Juvenil Silva / Foto: Thaís Rodrigues

 

A balada, a la Jovem Guarda, Dias Impossíveis (olha, nesses dias impossíveis/onde o medo anda na moda/empatando a foda, risos, laços, nós/quero que você tome cuidado), parceria com o paraibano Seu Pereira, composta logo nos primeiros momentos de quarentena e lançada em março, elucida a aura pós-apocalíptica que tem pairado sobre nossos dias. A faixa ganhou ainda um simpático “videoclipe coletivo”, editado a partir de vídeos enviados por seus fãs. Alpinismo (e eu também já desci, já desci/e me esqueci como eram os sonhos/que mesmo com asas cortadas podia voar), outra parceria, dessa vez com Guilherme Cobelo, vocalista da banda brasiliense Joe Silhueta, é um folk animadinho que tece uma crítica à escalada social. Horários Bagunçados (ando com os horários bagunçados/tesão desregulado/cabeça sem lugar/gaveta que nem fecha/cinzeiro a transbordar/você me acalma) – talvez uma das mais belas canções do EP – aborda a nova dinâmica afetiva desses tempos obscuros.

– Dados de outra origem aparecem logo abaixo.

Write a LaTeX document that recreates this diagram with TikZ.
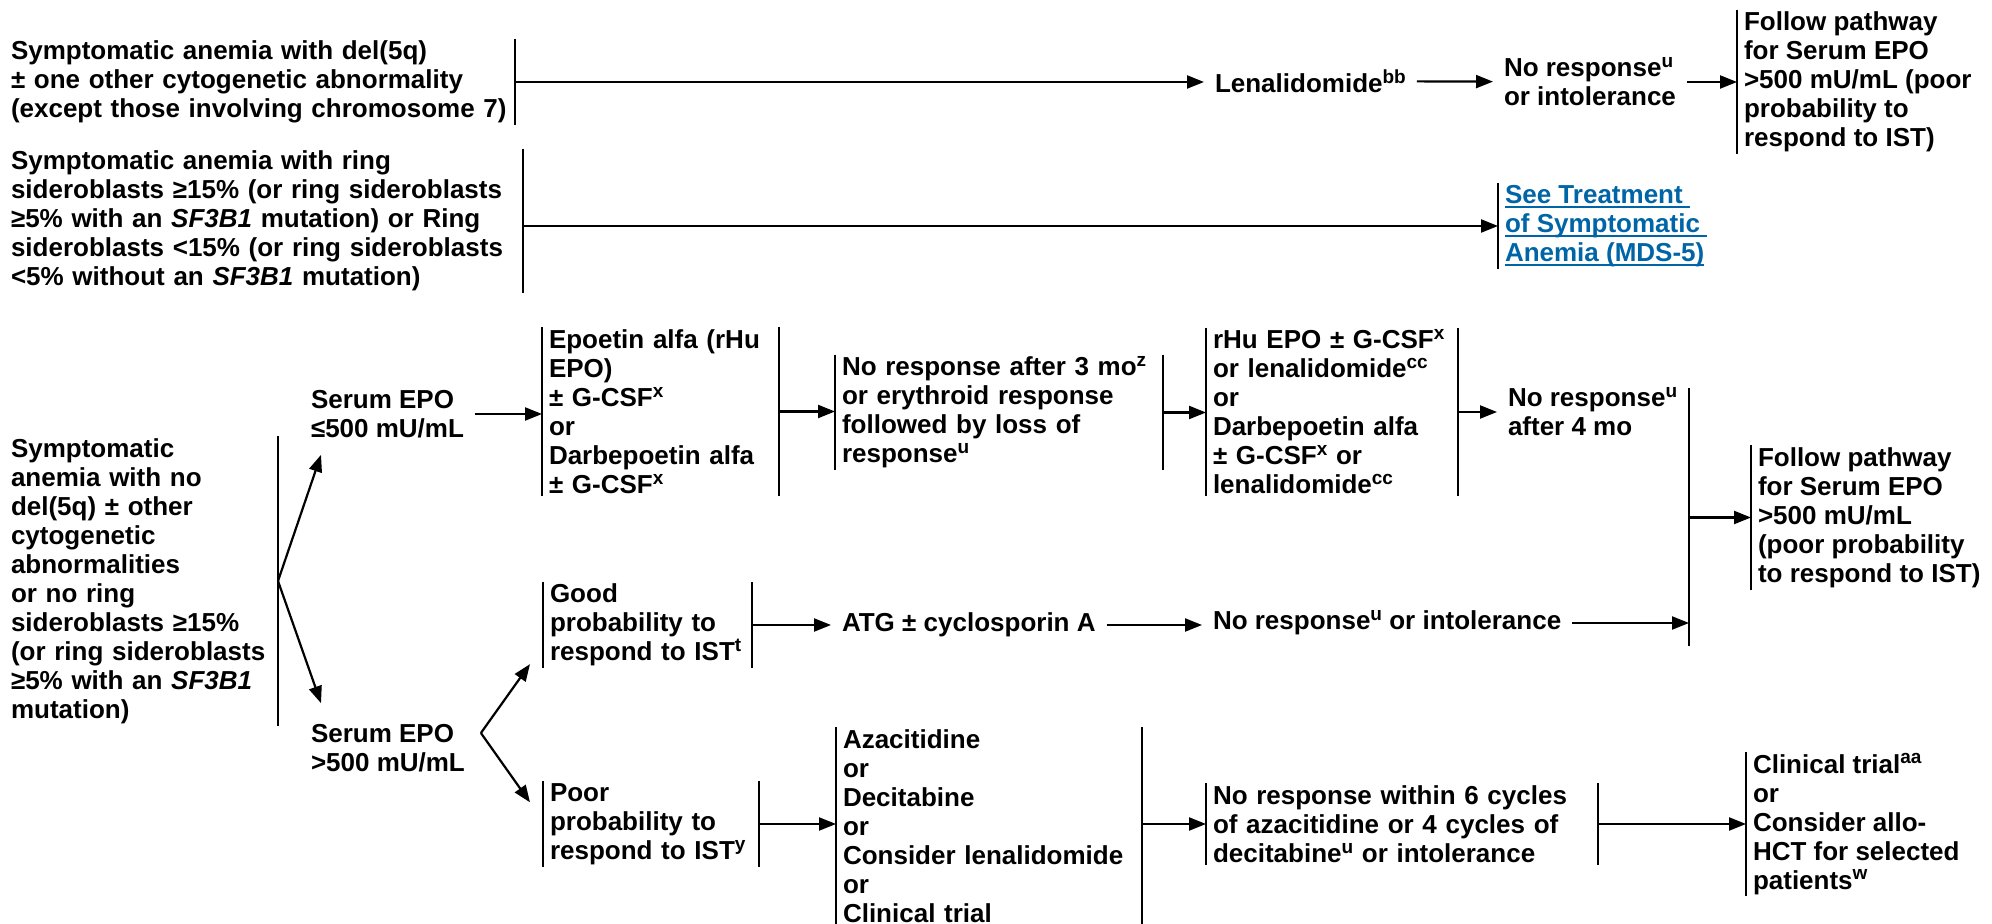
\documentclass[tikz,border=0pt]{standalone}
\usepackage{fontspec}
\setmainfont{Liberation Sans}
\usetikzlibrary{arrows.meta}
\definecolor{linkblue}{RGB}{0,101,166}
\newcommand{\lbar}[1]{\draw (#1.north west) -- (#1.south west);}
\newcommand{\rbar}[1]{\draw (#1.north east) -- (#1.south east);}
\newcommand{\sps}[1]{\raisebox{4.6pt}{\fontsize{9.5}{9.5}\selectfont #1}}
\newcommand{\lnk}[1]{\setbox0=\hbox{#1}\rlap{\rule[-2.4pt]{\wd0}{0.9pt}}\box0}

\begin{document}
\begin{tikzpicture}[x=0.5pt,y=-0.5pt,
    font=\fontsize{13}{14.5}\selectfont\bfseries,
    line width=1pt,
    >={Triangle[length=8.5pt,width=6.5pt]},
    brk/.style={anchor=west,align=left,inner xsep=3pt,inner ysep=0.5pt},
    txt/.style={anchor=west,align=left,inner xsep=5pt,inner ysep=3pt},
    arr/.style={->,line width=1.1pt}]
  \useasboundingbox (0,0) rectangle (1992,924);

  % del(5q) row
  \node[brk,text width=248.5pt] (del) at (4,82) {Symptomatic anemia with del(5q)\\
    ± one other cytogenetic abnormality\\(except those involving chromosome 7)};
  \node[txt] (lena) at (1204,81) {Lenalidomide\sps{bb}};
  \node[txt] (noresA) at (1493,82) {No response\sps{u}\\or intolerance};
  \node[brk] (followA) at (1737,82) {Follow pathway\\for Serum EPO\\>500 mU/mL (poor\\probability to\\respond to IST)};
  \rbar{del} \lbar{followA}
  \path[arr] (del.east) edge (del.east -| lena.west);
  \path[arr] (lena) edge (noresA);
  \path[arr] (noresA.east) edge (noresA.east -| followA.west);

  % ring sideroblasts row
  \node[brk,text width=252.5pt] (ring) at (4,221) {Symptomatic anemia with ring\\
    sideroblasts ≥15\% (or ring sideroblasts\\≥5\% with an \textit{SF3B1} mutation) or Ring\\
    sideroblasts <15\% (or ring sideroblasts\\<5\% without an \textit{SF3B1} mutation)};
  \node[brk,text=linkblue] (see) at (1498,226) {\lnk{See Treatment\ }\\
    \lnk{of Symptomatic\ }\\\lnk{Anemia (MDS-5)}};
  \rbar{ring} \lbar{see}
  \path[arr] (ring.east |- see.west) edge (see.west);

  % no del(5q) row
  \node[brk,text width=130pt] (nodel) at (4,581) {Symptomatic\\anemia with no\\del(5q) ± other\\
    cytogenetic\\abnormalities\\or no ring\\sideroblasts ≥15\%\\(or ring sideroblasts\\
    ≥5\% with an \textit{SF3B1}\\mutation)};
  \rbar{nodel}
  \node[txt] (low) at (300,414) {Serum EPO\\≤500 mU/mL};
  \node[txt] (high) at (300,748) {Serum EPO\\>500 mU/mL};
  \draw[arr] (nodel.east) -- ([xshift=10.5pt,yshift=-5pt]low.south west);
  \draw[arr] (nodel.east) -- ([xshift=10.5pt,yshift=7pt]high.north west);

  % EPO <= 500
  \node[brk,text width=111.5pt] (epo) at (542,411.5) {Epoetin alfa (rHu\\EPO)\\
    ± G-CSF\sps{x}\\or\\Darbepoetin alfa\\± G-CSF\sps{x}};
  \node[brk,text width=157pt] (nores3) at (835,412.5) {No response after 3 mo\sps{z}\\
    or erythroid response\\followed by loss of\\response\sps{u}};
  \node[brk,text width=119pt] (rhu) at (1206,412) {rHu EPO ± G-CSF\sps{x}\\
    or lenalidomide\sps{cc}\\or\\Darbepoetin alfa\\± G-CSF\sps{x} or\\
    lenalidomide\sps{cc}};
  \node[txt] (nores4) at (1497,412) {No response\sps{u}\\after 4 mo};
  \lbar{epo} \rbar{epo} \lbar{nores3} \rbar{nores3} \lbar{rhu} \rbar{rhu}
  \path[arr] (low.east) edge (low.east -| epo.west);
  \path[arr] (epo.east) edge (epo.east -| nores3.west);
  \path[arr] (nores3.east) edge (nores3.east -| rhu.west);
  \path[arr] (rhu.east) edge (rhu.east -| nores4.west);

  % EPO > 500
  \coordinate (fork) at ([xshift=2.5pt,yshift=7.5pt]high.east);
  \node[brk,text width=97.5pt] (good) at (543,625) {Good\\probability to\\respond to IST\sps{t}};
  \node[brk,text width=101pt] (poor) at (543,824) {Poor\\probability to\\respond to IST\sps{y}};
  \lbar{good} \rbar{good} \lbar{poor} \rbar{poor}
  \draw[arr] (fork) -- ([xshift=-6.5pt,yshift=2pt]good.south west);
  \draw[arr] (fork) -- ([xshift=-6.5pt,yshift=-10.5pt]poor.north west);

  \node[txt] (atg) at (831,625) {ATG ± cyclosporin A};
  \node[txt] (noresI) at (1202,623) {No response\sps{u} or intolerance};
  \path[arr] (good.east) edge (good.east -| atg.west);
  \path[arr] (atg.east) edge (atg.east -| noresI.west);

  \node[brk,text width=146pt] (aza) at (836,826) {Azacitidine\\or\\Decitabine\\or\\
    Consider lenalidomide\\or\\Clinical trial};
  \node[brk,text width=189pt] (nores6) at (1206,824) {No response within 6 cycles\\
    of azacitidine or 4 cycles of\\decitabine\sps{u} or intolerance};
  \node[brk] (trial) at (1746,824) {Clinical trial\sps{aa}\\or\\Consider allo-\\
    HCT for selected\\patients\sps{w}};
  \lbar{aza} \rbar{aza} \lbar{nores6} \rbar{nores6} \lbar{trial}
  \path[arr] (poor.east) edge (poor.east -| aza.west);
  \path[arr] (aza.east |- nores6.west) edge (nores6.west);
  \path[arr] (nores6.east) edge (nores6.east -| trial.west);

  % collector
  \coordinate (ctop) at (1689,388);
  \coordinate (cbot) at (1689,646);
  \node[brk] (followB) at (1751,517.5) {Follow pathway\\for Serum EPO\\>500 mU/mL\\
    (poor probability\\to respond to IST)};
  \lbar{followB}
  \draw (ctop) -- (cbot);
  \path[arr] (noresI.east) edge (noresI.east -| ctop);
  \path[arr] (ctop |- followB.west) edge (followB.west);
\end{tikzpicture}
\end{document}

A malemolente Regalia (na periferia não tem regalia/ você sabe, mas não sabe como é/um supermercado inteiro ele cabe na barriga/mas não cabe nem metade, da metade da metade, no meu bolso), primeiro single divulgado ainda em 2020, filosofa sobre o “idealismo burguês” e parece ter profetizado a alta dos preços. A balada Você Mulher (eu queria te dizer/coisa pra caramba/da minha cabeça/eu queria mesmo era saber/como você anda/tudo que fez hoje/e desde que nasceu) é uma sincera declaração de amor e saudade. Aliás, a canção recentemente ganhou um belíssimo videoclipe, ou melhor, “uma fotonovela audiovisual” escrita, dirigida e estrelada pela trans colombiana Ava Reyna Bárbara e composta por mais de 2 mil fotos. A dramática O Mal de Nós Mesmos (quem fica com cara pra cima não enxerga tão bem/quem cai com a cara no chão já percebe melhor) encerra o disco com um blues tropicalista num diálogo entre o bem e o mal que habita em cada um de nós.

Disponível em todas as plataformas digitais, Lonjura possui também uma “versão comercial” com três faixas bônus (para adquirir, basta entrar em contato através do Instagram do artista). Tal versão segue o projeto Discos Off-line, que já rendeu os EPs Isolamento Acústico Vol. 1 e Vol. 2, Não Amolem os Canivetes, Cinzas de Um Ano Morto, Calendário dos Sonhos e o novíssimo Farol das Esperanças. Trata-se de discos que não são lançados nas plataformas de streaming, disponibilizados exclusivamente via e-mail com as faixas em wav/mp3 e encartes com fotos e letras mediante o “pague quanto puder/quiser”. Vale ressaltar ainda que além do EP, Juvenil acaba de lançar, em parceria com o jovem músico Tonho Nolasco, o selo musical Plurivox.  A dupla prevê o lançamento de novos artistas tão logo seja concluído seu estúdio que está em fase final. Cria, agrega, resiste e voa, Juvenil, que “voar não se limita em romper as nuvens”.

 

 

Larissa Mendes também sofre de lonjura, Dr. Juvenil. Inclusive de lonjura dos editores Fabrício Brandão e Leila Andrade, que me impedem de abraçá-los pelos 15 anos de arte, cultura e Diversos Afins.